== The exercise ==
Copy out the data exactly, leaving the pictures behind.

== Data provided ==
----
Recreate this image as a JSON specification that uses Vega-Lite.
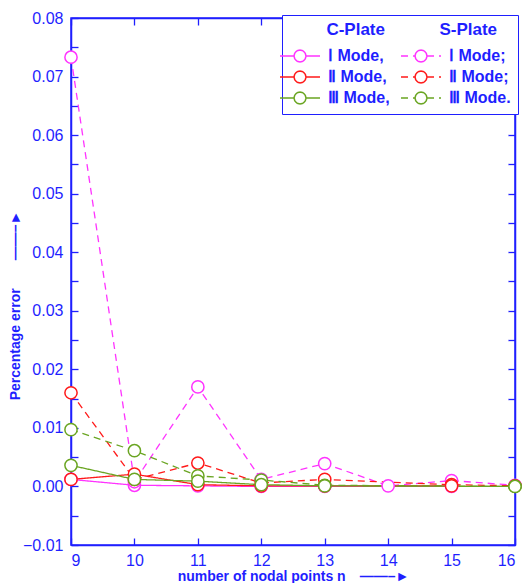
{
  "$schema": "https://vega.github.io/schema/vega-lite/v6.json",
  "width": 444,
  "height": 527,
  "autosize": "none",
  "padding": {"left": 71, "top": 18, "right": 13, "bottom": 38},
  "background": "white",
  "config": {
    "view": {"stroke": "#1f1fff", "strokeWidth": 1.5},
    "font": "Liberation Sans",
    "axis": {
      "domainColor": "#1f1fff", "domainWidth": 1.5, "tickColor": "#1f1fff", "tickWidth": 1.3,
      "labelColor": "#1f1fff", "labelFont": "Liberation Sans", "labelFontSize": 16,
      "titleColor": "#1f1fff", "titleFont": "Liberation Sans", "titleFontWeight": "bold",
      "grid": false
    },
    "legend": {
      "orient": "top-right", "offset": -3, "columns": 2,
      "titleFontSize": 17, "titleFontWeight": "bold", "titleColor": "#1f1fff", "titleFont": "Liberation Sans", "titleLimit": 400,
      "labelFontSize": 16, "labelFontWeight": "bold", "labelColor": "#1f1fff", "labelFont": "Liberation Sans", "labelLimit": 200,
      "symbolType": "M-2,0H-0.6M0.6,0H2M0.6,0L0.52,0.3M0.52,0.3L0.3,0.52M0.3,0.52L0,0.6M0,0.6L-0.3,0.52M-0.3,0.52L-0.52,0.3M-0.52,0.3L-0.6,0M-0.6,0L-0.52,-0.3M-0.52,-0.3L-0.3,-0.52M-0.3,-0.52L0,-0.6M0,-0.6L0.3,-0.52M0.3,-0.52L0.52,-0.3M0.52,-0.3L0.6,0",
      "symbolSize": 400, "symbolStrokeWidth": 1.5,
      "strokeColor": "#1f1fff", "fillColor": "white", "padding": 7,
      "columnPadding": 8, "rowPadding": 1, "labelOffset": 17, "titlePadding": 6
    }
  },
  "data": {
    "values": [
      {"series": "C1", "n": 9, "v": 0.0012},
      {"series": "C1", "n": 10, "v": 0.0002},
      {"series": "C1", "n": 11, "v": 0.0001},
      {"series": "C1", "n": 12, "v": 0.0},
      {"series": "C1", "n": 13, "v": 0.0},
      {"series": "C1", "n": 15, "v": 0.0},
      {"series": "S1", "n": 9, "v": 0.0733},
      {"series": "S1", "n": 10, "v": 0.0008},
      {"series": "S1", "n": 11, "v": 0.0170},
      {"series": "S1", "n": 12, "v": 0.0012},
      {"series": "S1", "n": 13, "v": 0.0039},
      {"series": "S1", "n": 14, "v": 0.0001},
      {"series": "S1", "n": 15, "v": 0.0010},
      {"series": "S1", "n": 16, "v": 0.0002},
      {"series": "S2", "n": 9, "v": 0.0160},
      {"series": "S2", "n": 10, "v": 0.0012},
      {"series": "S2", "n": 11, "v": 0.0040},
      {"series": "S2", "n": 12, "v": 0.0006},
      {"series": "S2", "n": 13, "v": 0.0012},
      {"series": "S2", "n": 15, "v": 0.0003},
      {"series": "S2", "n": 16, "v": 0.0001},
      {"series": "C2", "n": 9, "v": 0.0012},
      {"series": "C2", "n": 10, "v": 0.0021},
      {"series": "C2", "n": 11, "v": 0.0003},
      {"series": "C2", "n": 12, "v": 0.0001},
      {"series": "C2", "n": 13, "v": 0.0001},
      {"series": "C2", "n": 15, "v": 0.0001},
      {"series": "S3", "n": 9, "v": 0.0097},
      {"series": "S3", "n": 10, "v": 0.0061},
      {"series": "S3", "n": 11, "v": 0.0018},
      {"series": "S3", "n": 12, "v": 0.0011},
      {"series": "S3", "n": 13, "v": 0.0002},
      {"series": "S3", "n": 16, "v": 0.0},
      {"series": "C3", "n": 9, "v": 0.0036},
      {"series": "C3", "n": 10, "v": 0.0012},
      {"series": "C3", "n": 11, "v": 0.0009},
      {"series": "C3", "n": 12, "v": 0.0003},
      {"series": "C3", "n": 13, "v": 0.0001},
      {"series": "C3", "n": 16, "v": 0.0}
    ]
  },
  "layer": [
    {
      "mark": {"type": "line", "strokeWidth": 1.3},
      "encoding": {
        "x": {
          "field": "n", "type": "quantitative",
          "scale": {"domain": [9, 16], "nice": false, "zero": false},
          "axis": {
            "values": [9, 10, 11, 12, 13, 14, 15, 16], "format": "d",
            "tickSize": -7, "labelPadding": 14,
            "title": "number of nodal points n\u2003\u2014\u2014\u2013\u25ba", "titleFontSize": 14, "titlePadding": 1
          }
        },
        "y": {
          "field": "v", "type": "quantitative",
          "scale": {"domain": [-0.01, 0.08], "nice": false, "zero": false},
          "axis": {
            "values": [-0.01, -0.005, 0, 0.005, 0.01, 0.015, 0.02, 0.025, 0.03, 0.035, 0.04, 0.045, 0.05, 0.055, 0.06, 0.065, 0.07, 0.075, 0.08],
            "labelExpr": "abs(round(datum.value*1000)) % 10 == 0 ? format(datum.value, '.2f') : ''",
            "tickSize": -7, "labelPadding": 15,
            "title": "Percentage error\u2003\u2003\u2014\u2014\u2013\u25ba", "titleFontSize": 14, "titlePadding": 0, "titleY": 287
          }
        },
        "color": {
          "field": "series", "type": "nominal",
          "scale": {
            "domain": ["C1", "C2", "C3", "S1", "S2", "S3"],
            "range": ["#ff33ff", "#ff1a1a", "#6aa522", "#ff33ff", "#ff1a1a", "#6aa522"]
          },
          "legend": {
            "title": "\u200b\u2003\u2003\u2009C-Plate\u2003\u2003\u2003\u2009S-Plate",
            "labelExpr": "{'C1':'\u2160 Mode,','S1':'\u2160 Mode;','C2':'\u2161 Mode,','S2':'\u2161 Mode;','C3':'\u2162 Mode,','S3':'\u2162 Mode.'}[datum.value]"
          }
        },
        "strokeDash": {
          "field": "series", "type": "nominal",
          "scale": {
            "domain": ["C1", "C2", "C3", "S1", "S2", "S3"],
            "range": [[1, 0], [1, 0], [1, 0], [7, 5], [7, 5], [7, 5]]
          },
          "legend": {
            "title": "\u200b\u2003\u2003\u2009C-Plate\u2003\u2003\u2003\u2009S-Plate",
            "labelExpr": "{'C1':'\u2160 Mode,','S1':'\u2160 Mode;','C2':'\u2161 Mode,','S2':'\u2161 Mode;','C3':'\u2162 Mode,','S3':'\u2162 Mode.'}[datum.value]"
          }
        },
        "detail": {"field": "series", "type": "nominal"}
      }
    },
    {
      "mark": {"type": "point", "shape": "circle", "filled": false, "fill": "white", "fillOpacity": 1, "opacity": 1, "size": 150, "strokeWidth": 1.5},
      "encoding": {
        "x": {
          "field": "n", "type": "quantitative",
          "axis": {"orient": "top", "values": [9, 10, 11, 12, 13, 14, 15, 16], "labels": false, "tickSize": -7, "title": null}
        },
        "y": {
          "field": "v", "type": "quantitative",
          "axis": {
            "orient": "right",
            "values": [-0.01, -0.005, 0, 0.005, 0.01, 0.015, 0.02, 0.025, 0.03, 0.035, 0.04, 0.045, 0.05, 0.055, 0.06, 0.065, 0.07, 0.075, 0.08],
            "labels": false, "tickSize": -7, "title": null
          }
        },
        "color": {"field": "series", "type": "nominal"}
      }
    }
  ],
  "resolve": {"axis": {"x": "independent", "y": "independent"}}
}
----
== Result ==
Recreate this image as a JSON specification that uses Vega-Lite.
{
  "$schema": "https://vega.github.io/schema/vega-lite/v6.json",
  "width": 444,
  "height": 527,
  "autosize": "none",
  "padding": {"left": 71, "top": 18, "right": 13, "bottom": 38},
  "background": "white",
  "config": {
    "view": {"stroke": "#1f1fff", "strokeWidth": 1.5},
    "font": "Liberation Sans",
    "axis": {
      "domainColor": "#1f1fff", "domainWidth": 1.5, "tickColor": "#1f1fff", "tickWidth": 1.3,
      "labelColor": "#1f1fff", "labelFont": "Liberation Sans", "labelFontSize": 16,
      "titleColor": "#1f1fff", "titleFont": "Liberation Sans", "titleFontWeight": "bold",
      "grid": false
    },
    "legend": {
      "orient": "top-right", "offset": -3, "columns": 2,
      "titleFontSize": 17, "titleFontWeight": "bold", "titleColor": "#1f1fff", "titleFont": "Liberation Sans", "titleLimit": 400,
      "labelFontSize": 16, "labelFontWeight": "bold", "labelColor": "#1f1fff", "labelFont": "Liberation Sans", "labelLimit": 200,
      "symbolType": "M-2,0H-0.6M0.6,0H2M0.6,0L0.52,0.3M0.52,0.3L0.3,0.52M0.3,0.52L0,0.6M0,0.6L-0.3,0.52M-0.3,0.52L-0.52,0.3M-0.52,0.3L-0.6,0M-0.6,0L-0.52,-0.3M-0.52,-0.3L-0.3,-0.52M-0.3,-0.52L0,-0.6M0,-0.6L0.3,-0.52M0.3,-0.52L0.52,-0.3M0.52,-0.3L0.6,0",
      "symbolSize": 400, "symbolStrokeWidth": 1.5,
      "strokeColor": "#1f1fff", "fillColor": "white", "padding": 7,
      "columnPadding": 8, "rowPadding": 1, "labelOffset": 17, "titlePadding": 6
    }
  },
  "data": {
    "values": [
      {"series": "C1", "n": 9, "v": 0.0012},
      {"series": "C1", "n": 10, "v": 0.0002},
      {"series": "C1", "n": 11, "v": 0.0001},
      {"series": "C1", "n": 12, "v": 0.0},
      {"series": "C1", "n": 13, "v": 0.0},
      {"series": "C1", "n": 15, "v": 0.0},
      {"series": "S1", "n": 9, "v": 0.0733},
      {"series": "S1", "n": 10, "v": 0.0008},
      {"series": "S1", "n": 11, "v": 0.0170},
      {"series": "S1", "n": 12, "v": 0.0012},
      {"series": "S1", "n": 13, "v": 0.0039},
      {"series": "S1", "n": 14, "v": 0.0001},
      {"series": "S1", "n": 15, "v": 0.0010},
      {"series": "S1", "n": 16, "v": 0.0002},
      {"series": "S2", "n": 9, "v": 0.0160},
      {"series": "S2", "n": 10, "v": 0.0012},
      {"series": "S2", "n": 11, "v": 0.0040},
      {"series": "S2", "n": 12, "v": 0.0006},
      {"series": "S2", "n": 13, "v": 0.0012},
      {"series": "S2", "n": 15, "v": 0.0003},
      {"series": "S2", "n": 16, "v": 0.0001},
      {"series": "C2", "n": 9, "v": 0.0012},
      {"series": "C2", "n": 10, "v": 0.0021},
      {"series": "C2", "n": 11, "v": 0.0003},
      {"series": "C2", "n": 12, "v": 0.0001},
      {"series": "C2", "n": 13, "v": 0.0001},
      {"series": "C2", "n": 15, "v": 0.0001},
      {"series": "S3", "n": 9, "v": 0.0097},
      {"series": "S3", "n": 10, "v": 0.0061},
      {"series": "S3", "n": 11, "v": 0.0018},
      {"series": "S3", "n": 12, "v": 0.0011},
      {"series": "S3", "n": 13, "v": 0.0002},
      {"series": "S3", "n": 16, "v": 0.0},
      {"series": "C3", "n": 9, "v": 0.0036},
      {"series": "C3", "n": 10, "v": 0.0012},
      {"series": "C3", "n": 11, "v": 0.0009},
      {"series": "C3", "n": 12, "v": 0.0003},
      {"series": "C3", "n": 13, "v": 0.0001},
      {"series": "C3", "n": 16, "v": 0.0}
    ]
  },
  "layer": [
    {
      "mark": {"type": "line", "strokeWidth": 1.3},
      "encoding": {
        "x": {
          "field": "n", "type": "quantitative",
          "scale": {"domain": [9, 16], "nice": false, "zero": false},
          "axis": {
            "values": [9, 10, 11, 12, 13, 14, 15, 16], "format": "d",
            "tickSize": -7, "labelPadding": 14,
            "title": "number of nodal points n\u2003\u2014\u2014\u2013\u25ba", "titleFontSize": 14, "titlePadding": 1
          }
        },
        "y": {
          "field": "v", "type": "quantitative",
          "scale": {"domain": [-0.01, 0.08], "nice": false, "zero": false},
          "axis": {
            "values": [-0.01, -0.005, 0, 0.005, 0.01, 0.015, 0.02, 0.025, 0.03, 0.035, 0.04, 0.045, 0.05, 0.055, 0.06, 0.065, 0.07, 0.075, 0.08],
            "labelExpr": "abs(round(datum.value*1000)) % 10 == 0 ? format(datum.value, '.2f') : ''",
            "tickSize": -7, "labelPadding": 15,
            "title": "Percentage error\u2003\u2003\u2014\u2014\u2013\u25ba", "titleFontSize": 14, "titlePadding": 0, "titleY": 287
          }
        },
        "color": {
          "field": "series", "type": "nominal",
          "scale": {
            "domain": ["C1", "C2", "C3", "S1", "S2", "S3"],
            "range": ["#ff33ff", "#ff1a1a", "#6aa522", "#ff33ff", "#ff1a1a", "#6aa522"]
          },
          "legend": {
            "title": "\u200b\u2003\u2003\u2009C-Plate\u2003\u2003\u2003\u2009S-Plate",
            "labelExpr": "{'C1':'\u2160 Mode,','S1':'\u2160 Mode;','C2':'\u2161 Mode,','S2':'\u2161 Mode;','C3':'\u2162 Mode,','S3':'\u2162 Mode.'}[datum.value]"
          }
        },
        "strokeDash": {
          "field": "series", "type": "nominal",
          "scale": {
            "domain": ["C1", "C2", "C3", "S1", "S2", "S3"],
            "range": [[1, 0], [1, 0], [1, 0], [7, 5], [7, 5], [7, 5]]
          },
          "legend": {
            "title": "\u200b\u2003\u2003\u2009C-Plate\u2003\u2003\u2003\u2009S-Plate",
            "labelExpr": "{'C1':'\u2160 Mode,','S1':'\u2160 Mode;','C2':'\u2161 Mode,','S2':'\u2161 Mode;','C3':'\u2162 Mode,','S3':'\u2162 Mode.'}[datum.value]"
          }
        },
        "detail": {"field": "series", "type": "nominal"}
      }
    },
    {
      "mark": {"type": "point", "shape": "circle", "filled": false, "fill": "white", "fillOpacity": 1, "opacity": 1, "size": 150, "strokeWidth": 1.5},
      "encoding": {
        "x": {
          "field": "n", "type": "quantitative",
          "axis": {"orient": "top", "values": [9, 10, 11, 12, 13, 14, 15, 16], "labels": false, "tickSize": -7, "title": null}
        },
        "y": {
          "field": "v", "type": "quantitative",
          "axis": {
            "orient": "right",
            "values": [-0.01, -0.005, 0, 0.005, 0.01, 0.015, 0.02, 0.025, 0.03, 0.035, 0.04, 0.045, 0.05, 0.055, 0.06, 0.065, 0.07, 0.075, 0.08],
            "labels": false, "tickSize": -7, "title": null
          }
        },
        "color": {"field": "series", "type": "nominal"}
      }
    }
  ],
  "resolve": {"axis": {"x": "independent", "y": "independent"}}
}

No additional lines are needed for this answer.